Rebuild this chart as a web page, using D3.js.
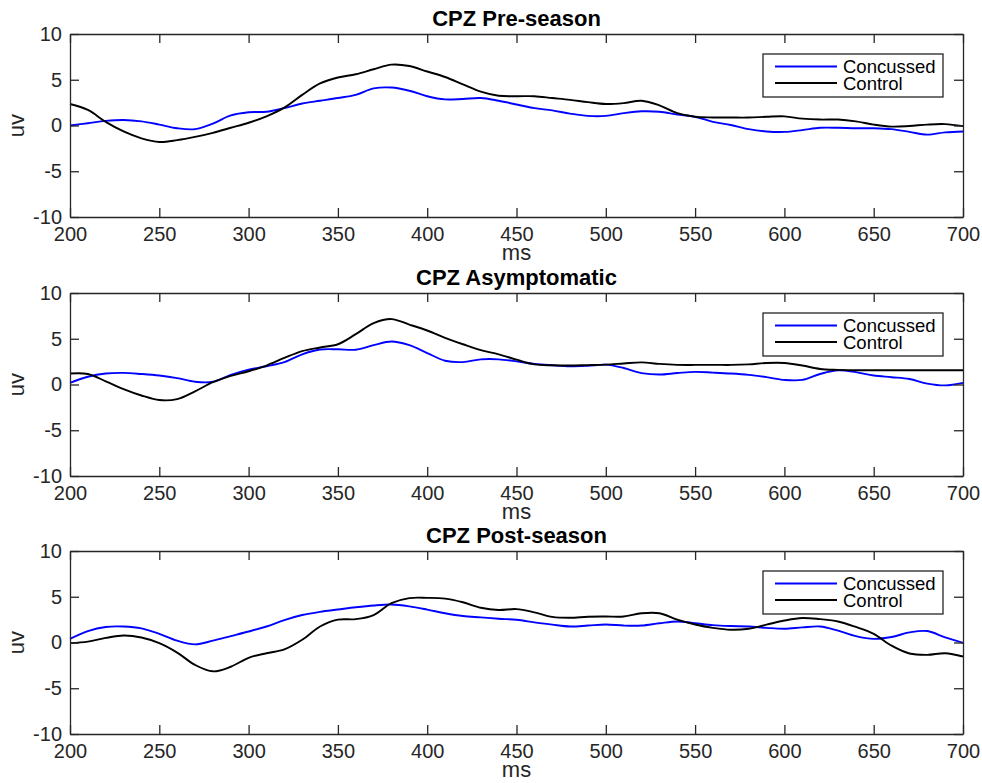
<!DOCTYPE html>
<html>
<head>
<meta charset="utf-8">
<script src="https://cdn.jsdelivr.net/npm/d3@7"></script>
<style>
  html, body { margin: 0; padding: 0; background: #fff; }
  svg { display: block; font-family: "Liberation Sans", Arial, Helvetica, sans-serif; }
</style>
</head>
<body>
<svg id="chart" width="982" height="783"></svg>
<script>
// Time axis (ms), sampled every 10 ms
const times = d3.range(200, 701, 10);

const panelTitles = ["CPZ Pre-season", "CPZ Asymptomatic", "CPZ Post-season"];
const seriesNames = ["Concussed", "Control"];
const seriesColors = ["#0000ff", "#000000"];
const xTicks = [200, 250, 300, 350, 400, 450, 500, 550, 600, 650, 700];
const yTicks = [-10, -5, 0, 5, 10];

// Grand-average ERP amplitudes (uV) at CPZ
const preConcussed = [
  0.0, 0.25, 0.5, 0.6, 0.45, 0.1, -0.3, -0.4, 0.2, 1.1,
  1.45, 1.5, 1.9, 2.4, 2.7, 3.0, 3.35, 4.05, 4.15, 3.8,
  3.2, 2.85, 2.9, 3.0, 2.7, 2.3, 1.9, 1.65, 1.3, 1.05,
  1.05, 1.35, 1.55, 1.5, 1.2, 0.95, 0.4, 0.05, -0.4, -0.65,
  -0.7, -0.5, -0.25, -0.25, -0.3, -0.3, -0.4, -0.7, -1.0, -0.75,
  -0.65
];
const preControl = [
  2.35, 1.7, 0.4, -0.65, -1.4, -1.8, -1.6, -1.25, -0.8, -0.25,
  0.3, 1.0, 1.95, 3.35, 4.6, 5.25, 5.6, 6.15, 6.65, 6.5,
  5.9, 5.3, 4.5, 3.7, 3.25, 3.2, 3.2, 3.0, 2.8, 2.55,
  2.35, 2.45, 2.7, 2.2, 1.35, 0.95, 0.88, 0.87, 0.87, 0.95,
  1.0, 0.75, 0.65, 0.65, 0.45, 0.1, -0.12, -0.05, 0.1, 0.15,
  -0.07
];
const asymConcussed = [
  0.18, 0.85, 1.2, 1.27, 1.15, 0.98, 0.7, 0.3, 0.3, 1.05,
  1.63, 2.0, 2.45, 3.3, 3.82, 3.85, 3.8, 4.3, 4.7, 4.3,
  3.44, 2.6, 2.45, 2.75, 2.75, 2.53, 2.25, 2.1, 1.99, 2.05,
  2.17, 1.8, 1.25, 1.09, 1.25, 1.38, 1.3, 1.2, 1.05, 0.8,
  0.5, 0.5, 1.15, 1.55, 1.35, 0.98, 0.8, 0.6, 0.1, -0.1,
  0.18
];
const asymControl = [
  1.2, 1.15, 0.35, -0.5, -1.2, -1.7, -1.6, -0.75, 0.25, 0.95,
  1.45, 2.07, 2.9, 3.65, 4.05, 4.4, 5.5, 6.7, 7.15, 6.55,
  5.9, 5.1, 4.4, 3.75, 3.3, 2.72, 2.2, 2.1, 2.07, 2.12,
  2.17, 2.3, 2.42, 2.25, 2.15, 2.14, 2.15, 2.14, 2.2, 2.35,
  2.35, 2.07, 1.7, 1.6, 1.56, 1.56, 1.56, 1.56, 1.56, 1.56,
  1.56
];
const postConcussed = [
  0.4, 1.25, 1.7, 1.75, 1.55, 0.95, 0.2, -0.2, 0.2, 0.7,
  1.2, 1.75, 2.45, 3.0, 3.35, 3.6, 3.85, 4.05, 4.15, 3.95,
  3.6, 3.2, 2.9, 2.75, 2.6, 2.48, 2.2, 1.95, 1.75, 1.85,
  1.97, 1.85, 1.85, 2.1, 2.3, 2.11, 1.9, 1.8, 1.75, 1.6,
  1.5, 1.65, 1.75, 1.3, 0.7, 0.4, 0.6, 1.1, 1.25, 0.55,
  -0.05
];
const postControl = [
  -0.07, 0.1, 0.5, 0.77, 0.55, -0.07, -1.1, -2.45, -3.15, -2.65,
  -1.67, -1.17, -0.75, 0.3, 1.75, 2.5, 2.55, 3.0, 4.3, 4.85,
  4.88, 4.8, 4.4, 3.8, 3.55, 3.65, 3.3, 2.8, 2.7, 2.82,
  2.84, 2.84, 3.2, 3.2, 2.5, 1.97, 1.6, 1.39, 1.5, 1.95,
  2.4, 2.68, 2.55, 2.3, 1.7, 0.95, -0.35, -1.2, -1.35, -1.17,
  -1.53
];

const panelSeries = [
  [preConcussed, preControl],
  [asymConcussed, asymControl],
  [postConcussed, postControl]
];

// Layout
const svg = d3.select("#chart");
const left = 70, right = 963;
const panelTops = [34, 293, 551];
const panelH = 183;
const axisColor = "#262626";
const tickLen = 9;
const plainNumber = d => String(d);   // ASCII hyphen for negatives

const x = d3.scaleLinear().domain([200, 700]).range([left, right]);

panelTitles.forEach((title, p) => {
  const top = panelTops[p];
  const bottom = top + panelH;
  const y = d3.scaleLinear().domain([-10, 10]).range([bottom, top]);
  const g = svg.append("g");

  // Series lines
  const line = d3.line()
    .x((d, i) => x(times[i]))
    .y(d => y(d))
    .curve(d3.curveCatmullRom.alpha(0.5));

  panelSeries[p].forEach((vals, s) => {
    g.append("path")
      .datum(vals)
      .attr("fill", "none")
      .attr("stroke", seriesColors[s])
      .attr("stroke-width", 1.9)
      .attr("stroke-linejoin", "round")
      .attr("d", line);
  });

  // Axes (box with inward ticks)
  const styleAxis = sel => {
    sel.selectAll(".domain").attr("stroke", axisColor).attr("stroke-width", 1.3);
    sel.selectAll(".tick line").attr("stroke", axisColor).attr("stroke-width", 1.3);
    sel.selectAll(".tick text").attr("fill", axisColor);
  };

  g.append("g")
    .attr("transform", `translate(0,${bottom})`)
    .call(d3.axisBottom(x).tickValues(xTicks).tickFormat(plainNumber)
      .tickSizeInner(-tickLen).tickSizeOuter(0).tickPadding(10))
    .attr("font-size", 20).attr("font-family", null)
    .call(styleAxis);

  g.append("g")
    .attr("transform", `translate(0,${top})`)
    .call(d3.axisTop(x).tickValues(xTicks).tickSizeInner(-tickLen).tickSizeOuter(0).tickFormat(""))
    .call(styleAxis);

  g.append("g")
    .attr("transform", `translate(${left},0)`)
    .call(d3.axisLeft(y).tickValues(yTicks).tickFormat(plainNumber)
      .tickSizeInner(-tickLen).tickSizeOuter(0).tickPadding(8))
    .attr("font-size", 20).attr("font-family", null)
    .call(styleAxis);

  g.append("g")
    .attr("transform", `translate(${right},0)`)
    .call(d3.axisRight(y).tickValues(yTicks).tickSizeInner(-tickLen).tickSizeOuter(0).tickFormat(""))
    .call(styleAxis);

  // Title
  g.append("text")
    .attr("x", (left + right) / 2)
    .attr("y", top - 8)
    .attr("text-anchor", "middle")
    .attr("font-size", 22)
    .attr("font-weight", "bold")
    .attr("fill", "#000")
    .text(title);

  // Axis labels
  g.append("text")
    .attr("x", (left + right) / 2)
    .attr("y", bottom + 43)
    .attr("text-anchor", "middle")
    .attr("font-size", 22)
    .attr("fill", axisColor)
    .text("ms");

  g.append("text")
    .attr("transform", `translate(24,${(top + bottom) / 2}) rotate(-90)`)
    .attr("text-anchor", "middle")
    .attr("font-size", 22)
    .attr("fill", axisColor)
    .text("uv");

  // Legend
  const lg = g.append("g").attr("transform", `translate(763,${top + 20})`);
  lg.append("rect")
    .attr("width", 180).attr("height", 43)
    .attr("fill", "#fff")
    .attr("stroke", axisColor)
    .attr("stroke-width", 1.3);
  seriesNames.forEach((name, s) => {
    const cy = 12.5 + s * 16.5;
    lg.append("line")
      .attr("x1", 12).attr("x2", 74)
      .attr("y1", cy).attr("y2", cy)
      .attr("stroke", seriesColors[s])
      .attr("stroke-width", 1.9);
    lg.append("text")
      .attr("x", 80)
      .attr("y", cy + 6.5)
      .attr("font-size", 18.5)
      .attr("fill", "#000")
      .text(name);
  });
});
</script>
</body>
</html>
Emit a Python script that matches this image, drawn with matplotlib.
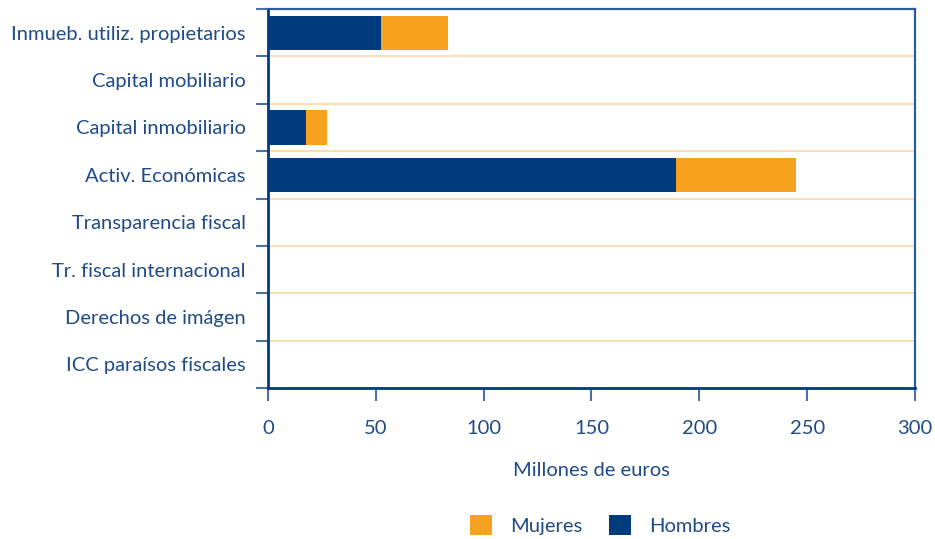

+---+

WHAT IS BEING ASKED - Repeat only the lines between the top of the entries above and the line containing "const yTicks = [-10, -5, 0, 5, 10];", both ends included, without the pictures.

TASK SOLUTION -
Rebuild this chart as a web page, using D3.js.
<!DOCTYPE html>
<html>
<head>
<meta charset="utf-8">
<script src="https://cdn.jsdelivr.net/npm/d3@7"></script>
<style>
  html, body { margin: 0; padding: 0; background: #fff; }
  svg { display: block; font-family: "Liberation Sans", Arial, Helvetica, sans-serif; }
</style>
</head>
<body>
<svg id="chart" width="982" height="783"></svg>
<script>
// Time axis (ms), sampled every 10 ms
const times = d3.range(200, 701, 10);

const panelTitles = ["CPZ Pre-season", "CPZ Asymptomatic", "CPZ Post-season"];
const seriesNames = ["Concussed", "Control"];
const seriesColors = ["#0000ff", "#000000"];
const xTicks = [200, 250, 300, 350, 400, 450, 500, 550, 600, 650, 700];
const yTicks = [-10, -5, 0, 5, 10];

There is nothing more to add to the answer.